Could it be the end of an era for Americans?

The Stolzer family is planning a classic American vacation this summer: They're planning to drive 3,500 miles from Illinois to Yellowstone Park, while hauling a trailer behind their SUV. They estimate they'll drive 400 miles a day, with a gas bill totaling $1,000 for the trip.

"I'm aware of the gas prices," Paul Stolzer said. "It's not cheap."

Someday, family road trips may become completely unaffordable. People who study the oil industry say that classic summer road trips could be going the way of the extinct Ford Edsel.

That's because the demand for oil is increasing all over the world. In India and China, the number of new cars on the road has been rapidly increasing. In China, there are thousands of new automobiles hitting the streets every day.

In addition, some experts say the production of oil worldwide may have peaked.

And there is a real possibility that one effect of global warming will be a big hike in gas taxes to cover the costs of dealing with climate change. If that happens, $4-a-gallon gas may seem like a bargain in the future.

"I think we're in for an era of high oil prices for the foreseeable future," said David Sandalow, author of "Freedom from Oil."

If gas continues to rise to $5, $6 or $7 a gallon or even higher, America may become a very different place. People may have to change their habits.

"We've organized our landscape in such a way that we need cars. I mean, what we've been doing over the last 20, 30, 40, 50 years has been exactly the wrong thing. So I think what will happen is people who still have jobs won't want to drive ... because it will be too expensive," said Michael Pollan, author of "In Defense of Food."

It's not just people who are affected, but what will happen to all the goods transported around the world? Will it be too costly to import kiwis from New Zealand or wine from France?

Some see a future in which we live simpler lives.

"There are ways to organize our lives that are not going to diminish our quality of life," Pollan said. "And I think that's a very important mental threshold to cross. Because right now all we see is loss."

Not everyone thinks our lifestyles must change.

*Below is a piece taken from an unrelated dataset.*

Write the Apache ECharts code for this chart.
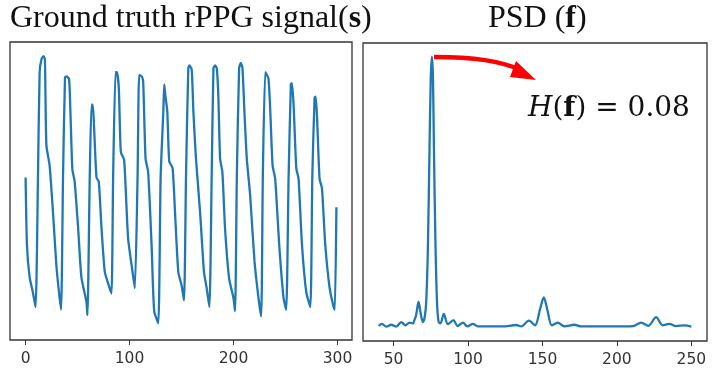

Some optimists believe today's high gas prices will fuel tomorrow's technological innovations such as clean, efficient electric cars.

"Someday my grandchildren are gonna look at my children and they're gonna say 'What do you mean you couldn't plug in cars?'" Sandalow said. "I think my grandchildren are gonna look at my children and say, 'What do you mean a gas station?'"

But for now the gas station is pretty much the only game in town, which means an expensive summer for families looking to drive across America.